Sometimes a default judgment is obtained, and sometimes an Answer to the law suit is filed. If there is an Answer, the litigation process continues until the matter is resolved, either by a settlement agreement or after a trial on the merits.
Once a Money Judgment is obtained, either as a result of a Default Judgment or a Judgment after Trial, the procedures of New York law are then used to locate assets. In New York it is called the Enforcement of a Judgment, and some of the relevant procedures are found in the Civil Practice Law and Rules, known as the CPLR, in Article 52, entitled Enforcement of Money Judgments. We use such methods as the issuance of Restraining Notices to Banks, the issuance of Executions to Sheriffs and Marshals, serving Subpoenas on Banks, Employers, Insurance Companies, and upon either individual Judgment Debtors or the principals of corporate Judgment Debtors. These steps are in addition to any available online investigations we are able to undertake on our client’s behalf, all in an effort to locate assets and attempt to put pressure on the Judgment Debtor to resolve their outstanding debts to our clients.

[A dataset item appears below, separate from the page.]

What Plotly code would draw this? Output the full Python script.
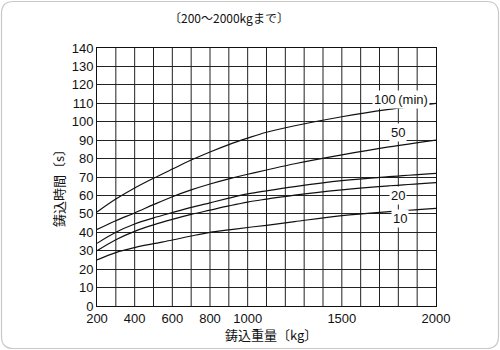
import plotly.graph_objects as go

weight = [200, 300, 400, 500, 600, 700, 800, 900, 1000, 1100, 1250, 1500, 1750, 2000]
t100 = [51, 58, 64, 69.3, 74.3, 79.2, 83.6, 87.6, 91.1, 94.3, 97.8, 102.7, 106.7, 110]
t50 = [41.5, 46.3, 50.5, 55, 59.3, 63, 66.2, 69, 71.5, 73.8, 77.2, 82, 86.3, 90]
t30 = [34, 40, 44.5, 47.8, 50.7, 53.5, 56, 58.5, 60.8, 62.5, 64.8, 68, 70.2, 72]
t20 = [30, 36, 40.5, 44, 47, 49.7, 52, 54.3, 56.4, 58, 60.2, 63, 65.2, 67]
t10 = [25, 29, 31.7, 33.8, 35.8, 38, 40, 41.3, 42.6, 43.8, 45.8, 49, 51.2, 53]

x_ticks = [200, 400, 600, 800, 1000, 1500, 2000]
y_ticks = list(range(0, 141, 10))

labels = [("100\u2009(min)", 1815, 111.8), ("50", 1800, 93.9), ("20", 1800, 60.2), ("10", 1810, 47.7)]

L, R, T, B = 97, 64, 48, 44
W, H = 500, 350
pw, ph = W - L - R, H - T - B

fig = go.Figure()
for ys in [t100, t50, t30, t20, t10]:
    fig.add_trace(go.Scatter(x=weight, y=ys, mode="lines",
                             line=dict(color="#111", width=1.2, shape="spline", smoothing=1.0),
                             hoverinfo="skip", showlegend=False))

for txt, xv, yv in labels:
    fig.add_annotation(x=xv, y=yv, text=txt, showarrow=False, bgcolor="white",
                       xanchor="center", yanchor="middle",
                       borderpad=1, font=dict(family="Liberation Sans, Arial", size=13, color="#111"))

def px2paper(px, py):
    return (px - L) / pw, (H - B - py) / ph

# rounded outer border
x0, y0, x1, y1, r = 1.5, 1.5, 498.5, 348.5, 12
def P(px, py):
    a, b = px2paper(px, py)
    return f"{a:.5f},{b:.5f}"
path = (f"M {P(x0 + r, y0)} L {P(x1 - r, y0)} Q {P(x1, y0)} {P(x1, y0 + r)} "
        f"L {P(x1, y1 - r)} Q {P(x1, y1)} {P(x1 - r, y1)} "
        f"L {P(x0 + r, y1)} Q {P(x0, y1)} {P(x0, y1 - r)} "
        f"L {P(x0, y0 + r)} Q {P(x0, y0)} {P(x0 + r, y0)} Z")
fig.add_shape(type="path", path=path, xref="paper", yref="paper",
              line=dict(color="#c8c8c8", width=1.2), layer="below")

def text_at(px, py, txt, size, angle=0):
    cx, cy = px2paper(px, py)
    fig.add_annotation(x=cx, y=cy, xref="paper", yref="paper", text=txt, textangle=angle,
                       xanchor="center", yanchor="middle", showarrow=False,
                       font=dict(family="Noto Sans CJK JP", size=size, color="#111"))

text_at(229, 17, "〔200～2000kgまで〕", 12)
text_at(271, 334, "鋳込重量〔kg〕", 13)
text_at(58, 185, "鋳込時間〔s〕", 13, -90)

fig.update_xaxes(range=[200, 2000], tickvals=x_ticks, ticktext=[str(v) for v in x_ticks],
                 showgrid=False, showline=True, mirror=True, linecolor="#111", linewidth=1,
                 ticks="", ticklabelstandoff=0, zeroline=False,
                 tickfont=dict(family="Liberation Sans, Arial", size=13, color="#111"))
fig.update_yaxes(range=[0, 140], tickvals=y_ticks, showgrid=True, gridcolor="#222", gridwidth=1,
                 showline=True, mirror=True, linecolor="#111", linewidth=1, ticks="", zeroline=False,
                 tickfont=dict(family="Liberation Sans, Arial", size=13, color="#111"))
for xv in range(300, 2000, 100):
    fig.add_vline(x=xv, line=dict(color="#222", width=1), layer="below")

fig.update_layout(width=W, height=H, margin=dict(l=L, r=R, t=T, b=B),
                  paper_bgcolor="white", plot_bgcolor="white")
fig.write_html("out.html")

Sometimes our investigation reveals that the Judgment Debtors, either before or after Judgment was obtained, made improper transfers of assets to attempt to hinder, delay or defraud our clients and other creditors, known in the law as Fraudulent Conveyances. We then recommend and commence Fraudulent Conveyance actions, and in such cases we can often justify suing the principals of Corporate Judgment Debtors, as well as the spouses of individual Judgment Debtors. We find that these steps are often extremely successful in bringing about a resolution and payment of debts owed to our clients. In a recent successful case, we were able to demonstrate that the principals of a Corporate Judgment Debtor that appeared to have gone out of business actually took hundreds of thousands of dollars personally in the six (6) months before the business closed its doors. Payments to insiders of a Corporation are closely scrutinized, and as soon as suit was commenced against the Corporate Judgment Debtor’s principals, their attorney called immediately, claimed that the conveyances were legitimate, and upon being strongly advised by me that in my experience and based upon the evidence presented to the Court, there would be no basis for the Corporate Judgment Debtor’s principals to avoid personal liability, the attorney almost immediately came back with a substantial offer to resolve the matter. Thereafter, payment in full settlement was made in short order.
Sometimes we need to get involved in Bankruptcy Proceedings. When a Debtor files a Bankruptcy Proceeding, and the evidence reveals that Fraudulent conveyances were made, an Adversary Proceeding needs to be commenced in the Bankruptcy Court to either try to block the debtor’s discharge in bankruptcy, or block the discharge of the specific debt owed to our client. Another frequent area of litigation in the Bankruptcy Court where we commence Adversary Proceedings is where a Debtor has kept money that he has no legitimate right to retain. This comes up frequently when we represent a medical provider, and a patient sees that provider on an Out Of Network basis. The medical insurance company then pays the patient, who in normal circumstances just turns that money over to the medical provider. However, some patients have the gall to keep the medical insurance payments for themselves, and ignore the medical provider’s right to those funds. On occasion the patient, now a Debtor, thinks that his relief from his debts is in the Bankruptcy Court. However, upon commencing an Adversary Proceeding on the basis that the Debtor took money that was not his, we have usually been successful in arranging for payment from the Debtor, or in preventing the discharge of our client’s debt in the Bankruptcy Proceeding.